3) Remoting technology, especially in the Windows world, is still not great if you need a full, remote Windows session, over the internets. It is painfully slow and hard to configure to by multi-monitor in a reasonable fashion.
4) Lots of employees have crappy internet, which makes them highly unproductive.
5) Corporate inertia against change.
Add all that up, and it's hard to make the case for full remote work. There are certain workers in certain locations which could easily make the hop, but then companies are worried about getting sued by offering those users, special privileges of working remotely, so they play it safe and force everyone to show up.
If there's a meeting and someone isn't present, you can usually find them pretty easily when they're at the office. Forgetfulness, distraction, short notice, emergency, whatever---you have fairly reliable access to the people you want.
Teleworking is a bit more complicated. If there are physical documents, specimens, or diagrams, you're going to have limited contributions from the teleworkers.
Tech plays a role too. In an office meeting, you only need one working PC to display videos, designs, documents, etc. That is easy to arrange ahead of time or correct on the fly when you're in a office building full of equipment. With teleworkers, you lose out if everything is not working perfectly for everyone.
And finally, communication. Conferences are always more tedious than meetings---whether phone or video is worse probably comes down to individual preference, but they're both awful once you have more than 2-3 participants. Lost inflection, missing visual cues, and limitations on having brief "side conversations". Plus, there is always the guy with the magical drifting microphone that fluctuates in volume for no apparent reason.
People often cite "teamwork" and "collaboration", which are vague and unsatisfying answers. But underneath those labels, there are some definite shortcomings that are almost impossible to address.
---
According to the latest ruleset, this post should be modded as Vorpal Flamebait +5.
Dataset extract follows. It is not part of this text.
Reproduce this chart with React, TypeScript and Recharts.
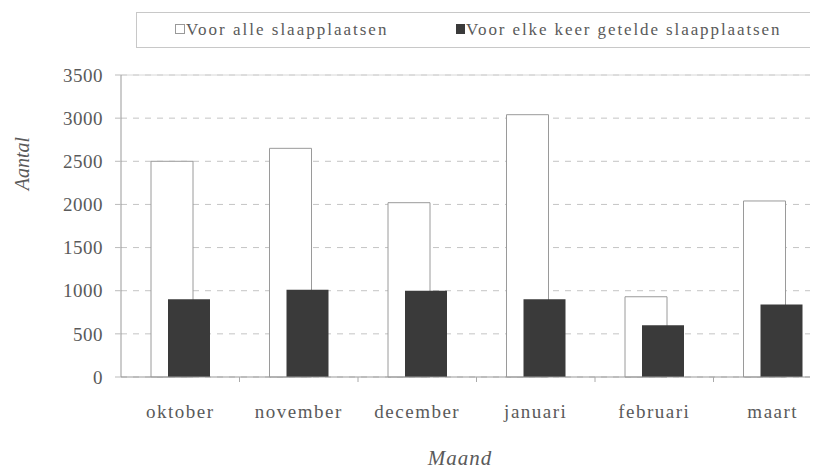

It sounds really stupid for most tech types. But dressing nicely usually makes you more productive. Prepping yourself for a work day and feeling good about how you look makes you more confident. It's not just suit and tie shit. The shower, the shave, the coffee, the drive. It's all prepping you for the work to come. And you're ready for it.
Pretty sure my commute is about the same as it has been for years.
If it snows, I can just walk or bike home, it's only a couple of miles.
In fact, if the weather is nice, I like to just walk along the Burke-Gilman bike trail, or maybe run, stop at Ivar's for a nice salmon bisque, maybe swing through Gas Works Park, and enjoy the sunset from Solstice Hill where people fly kites.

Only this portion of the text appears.